• _GOAL_: Write out the entire listing below exactly as it appears, minus any pictures.

• _GIVEN INFORMATION_:
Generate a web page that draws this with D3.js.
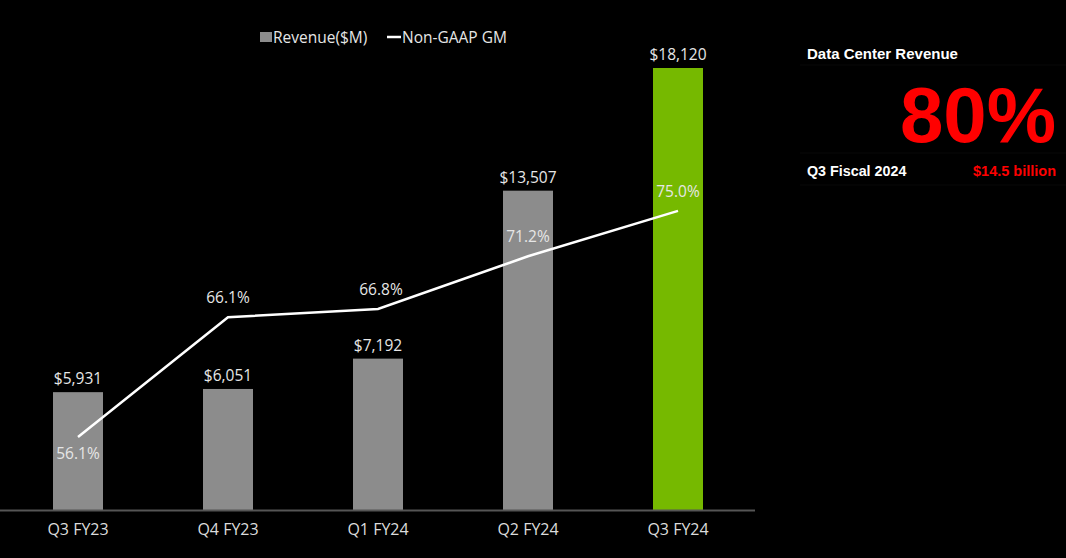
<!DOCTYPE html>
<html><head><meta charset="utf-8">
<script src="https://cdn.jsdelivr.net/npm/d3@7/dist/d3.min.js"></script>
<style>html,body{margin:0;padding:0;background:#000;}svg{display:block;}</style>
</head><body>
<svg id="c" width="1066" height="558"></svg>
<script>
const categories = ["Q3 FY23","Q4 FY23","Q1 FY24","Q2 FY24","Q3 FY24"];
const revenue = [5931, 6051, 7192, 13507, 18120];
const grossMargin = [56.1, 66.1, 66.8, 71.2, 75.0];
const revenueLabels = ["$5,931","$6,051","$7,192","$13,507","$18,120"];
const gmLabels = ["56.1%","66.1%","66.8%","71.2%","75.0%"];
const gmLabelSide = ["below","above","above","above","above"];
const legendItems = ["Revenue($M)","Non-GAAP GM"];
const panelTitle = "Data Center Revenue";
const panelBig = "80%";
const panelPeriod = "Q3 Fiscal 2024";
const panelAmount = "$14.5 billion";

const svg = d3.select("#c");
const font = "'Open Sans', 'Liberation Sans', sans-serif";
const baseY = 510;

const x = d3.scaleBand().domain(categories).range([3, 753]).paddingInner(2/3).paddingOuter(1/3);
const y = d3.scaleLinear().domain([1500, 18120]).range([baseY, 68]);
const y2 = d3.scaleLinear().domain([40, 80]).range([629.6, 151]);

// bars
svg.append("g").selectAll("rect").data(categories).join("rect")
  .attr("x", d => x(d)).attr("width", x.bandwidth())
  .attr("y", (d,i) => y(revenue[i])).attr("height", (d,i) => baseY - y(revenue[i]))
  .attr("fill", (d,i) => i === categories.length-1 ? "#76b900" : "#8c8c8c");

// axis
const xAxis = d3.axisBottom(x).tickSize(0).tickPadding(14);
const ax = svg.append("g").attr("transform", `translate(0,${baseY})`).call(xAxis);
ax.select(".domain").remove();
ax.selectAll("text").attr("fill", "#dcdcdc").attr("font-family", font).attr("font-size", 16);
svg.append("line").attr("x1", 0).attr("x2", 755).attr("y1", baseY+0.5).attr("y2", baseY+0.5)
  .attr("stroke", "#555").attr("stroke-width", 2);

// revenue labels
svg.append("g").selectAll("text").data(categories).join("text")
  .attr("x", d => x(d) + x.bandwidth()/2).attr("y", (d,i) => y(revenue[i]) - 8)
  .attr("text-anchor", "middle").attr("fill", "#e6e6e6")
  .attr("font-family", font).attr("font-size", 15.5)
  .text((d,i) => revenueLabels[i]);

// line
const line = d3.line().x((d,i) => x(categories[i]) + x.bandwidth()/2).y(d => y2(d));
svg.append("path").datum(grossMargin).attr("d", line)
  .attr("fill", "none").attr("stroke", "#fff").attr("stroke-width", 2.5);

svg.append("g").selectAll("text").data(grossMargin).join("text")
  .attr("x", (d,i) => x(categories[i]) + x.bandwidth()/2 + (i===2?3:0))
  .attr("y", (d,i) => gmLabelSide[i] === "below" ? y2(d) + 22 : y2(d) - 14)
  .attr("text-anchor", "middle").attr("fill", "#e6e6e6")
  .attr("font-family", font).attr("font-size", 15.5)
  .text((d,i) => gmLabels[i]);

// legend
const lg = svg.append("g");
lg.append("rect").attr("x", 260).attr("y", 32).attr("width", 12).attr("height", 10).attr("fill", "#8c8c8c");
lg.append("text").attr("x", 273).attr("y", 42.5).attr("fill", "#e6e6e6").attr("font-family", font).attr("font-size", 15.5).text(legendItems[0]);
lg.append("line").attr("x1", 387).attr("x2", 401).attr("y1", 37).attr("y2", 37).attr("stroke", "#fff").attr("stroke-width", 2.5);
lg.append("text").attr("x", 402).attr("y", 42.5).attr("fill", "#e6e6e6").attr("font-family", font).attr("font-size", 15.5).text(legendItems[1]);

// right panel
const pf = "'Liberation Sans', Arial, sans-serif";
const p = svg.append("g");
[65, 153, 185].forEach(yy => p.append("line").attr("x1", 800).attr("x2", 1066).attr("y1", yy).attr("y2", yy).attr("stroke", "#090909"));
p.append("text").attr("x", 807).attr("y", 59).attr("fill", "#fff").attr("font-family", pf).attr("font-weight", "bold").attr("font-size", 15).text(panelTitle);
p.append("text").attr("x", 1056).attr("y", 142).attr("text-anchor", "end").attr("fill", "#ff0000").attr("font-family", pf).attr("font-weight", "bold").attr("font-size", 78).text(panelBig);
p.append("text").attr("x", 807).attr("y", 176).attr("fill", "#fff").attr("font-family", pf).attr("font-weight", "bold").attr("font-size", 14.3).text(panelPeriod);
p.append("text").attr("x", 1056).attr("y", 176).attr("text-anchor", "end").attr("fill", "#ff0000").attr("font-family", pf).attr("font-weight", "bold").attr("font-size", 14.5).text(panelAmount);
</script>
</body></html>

• _COMPLETED EXERCISE_:
Generate a web page that draws this with D3.js.
<!DOCTYPE html>
<html><head><meta charset="utf-8">
<script src="https://cdn.jsdelivr.net/npm/d3@7/dist/d3.min.js"></script>
<style>html,body{margin:0;padding:0;background:#000;}svg{display:block;}</style>
</head><body>
<svg id="c" width="1066" height="558"></svg>
<script>
const categories = ["Q3 FY23","Q4 FY23","Q1 FY24","Q2 FY24","Q3 FY24"];
const revenue = [5931, 6051, 7192, 13507, 18120];
const grossMargin = [56.1, 66.1, 66.8, 71.2, 75.0];
const revenueLabels = ["$5,931","$6,051","$7,192","$13,507","$18,120"];
const gmLabels = ["56.1%","66.1%","66.8%","71.2%","75.0%"];
const gmLabelSide = ["below","above","above","above","above"];
const legendItems = ["Revenue($M)","Non-GAAP GM"];
const panelTitle = "Data Center Revenue";
const panelBig = "80%";
const panelPeriod = "Q3 Fiscal 2024";
const panelAmount = "$14.5 billion";

const svg = d3.select("#c");
const font = "'Open Sans', 'Liberation Sans', sans-serif";
const baseY = 510;

const x = d3.scaleBand().domain(categories).range([3, 753]).paddingInner(2/3).paddingOuter(1/3);
const y = d3.scaleLinear().domain([1500, 18120]).range([baseY, 68]);
const y2 = d3.scaleLinear().domain([40, 80]).range([629.6, 151]);

// bars
svg.append("g").selectAll("rect").data(categories).join("rect")
  .attr("x", d => x(d)).attr("width", x.bandwidth())
  .attr("y", (d,i) => y(revenue[i])).attr("height", (d,i) => baseY - y(revenue[i]))
  .attr("fill", (d,i) => i === categories.length-1 ? "#76b900" : "#8c8c8c");

// axis
const xAxis = d3.axisBottom(x).tickSize(0).tickPadding(14);
const ax = svg.append("g").attr("transform", `translate(0,${baseY})`).call(xAxis);
ax.select(".domain").remove();
ax.selectAll("text").attr("fill", "#dcdcdc").attr("font-family", font).attr("font-size", 16);
svg.append("line").attr("x1", 0).attr("x2", 755).attr("y1", baseY+0.5).attr("y2", baseY+0.5)
  .attr("stroke", "#555").attr("stroke-width", 2);

// revenue labels
svg.append("g").selectAll("text").data(categories).join("text")
  .attr("x", d => x(d) + x.bandwidth()/2).attr("y", (d,i) => y(revenue[i]) - 8)
  .attr("text-anchor", "middle").attr("fill", "#e6e6e6")
  .attr("font-family", font).attr("font-size", 15.5)
  .text((d,i) => revenueLabels[i]);

// line
const line = d3.line().x((d,i) => x(categories[i]) + x.bandwidth()/2).y(d => y2(d));
svg.append("path").datum(grossMargin).attr("d", line)
  .attr("fill", "none").attr("stroke", "#fff").attr("stroke-width", 2.5);

svg.append("g").selectAll("text").data(grossMargin).join("text")
  .attr("x", (d,i) => x(categories[i]) + x.bandwidth()/2 + (i===2?3:0))
  .attr("y", (d,i) => gmLabelSide[i] === "below" ? y2(d) + 22 : y2(d) - 14)
  .attr("text-anchor", "middle").attr("fill", "#e6e6e6")
  .attr("font-family", font).attr("font-size", 15.5)
  .text((d,i) => gmLabels[i]);

// legend
const lg = svg.append("g");
lg.append("rect").attr("x", 260).attr("y", 32).attr("width", 12).attr("height", 10).attr("fill", "#8c8c8c");
lg.append("text").attr("x", 273).attr("y", 42.5).attr("fill", "#e6e6e6").attr("font-family", font).attr("font-size", 15.5).text(legendItems[0]);
lg.append("line").attr("x1", 387).attr("x2", 401).attr("y1", 37).attr("y2", 37).attr("stroke", "#fff").attr("stroke-width", 2.5);
lg.append("text").attr("x", 402).attr("y", 42.5).attr("fill", "#e6e6e6").attr("font-family", font).attr("font-size", 15.5).text(legendItems[1]);

// right panel
const pf = "'Liberation Sans', Arial, sans-serif";
const p = svg.append("g");
[65, 153, 185].forEach(yy => p.append("line").attr("x1", 800).attr("x2", 1066).attr("y1", yy).attr("y2", yy).attr("stroke", "#090909"));
p.append("text").attr("x", 807).attr("y", 59).attr("fill", "#fff").attr("font-family", pf).attr("font-weight", "bold").attr("font-size", 15).text(panelTitle);
p.append("text").attr("x", 1056).attr("y", 142).attr("text-anchor", "end").attr("fill", "#ff0000").attr("font-family", pf).attr("font-weight", "bold").attr("font-size", 78).text(panelBig);
p.append("text").attr("x", 807).attr("y", 176).attr("fill", "#fff").attr("font-family", pf).attr("font-weight", "bold").attr("font-size", 14.3).text(panelPeriod);
p.append("text").attr("x", 1056).attr("y", 176).attr("text-anchor", "end").attr("fill", "#ff0000").attr("font-family", pf).attr("font-weight", "bold").attr("font-size", 14.5).text(panelAmount);
</script>
</body></html>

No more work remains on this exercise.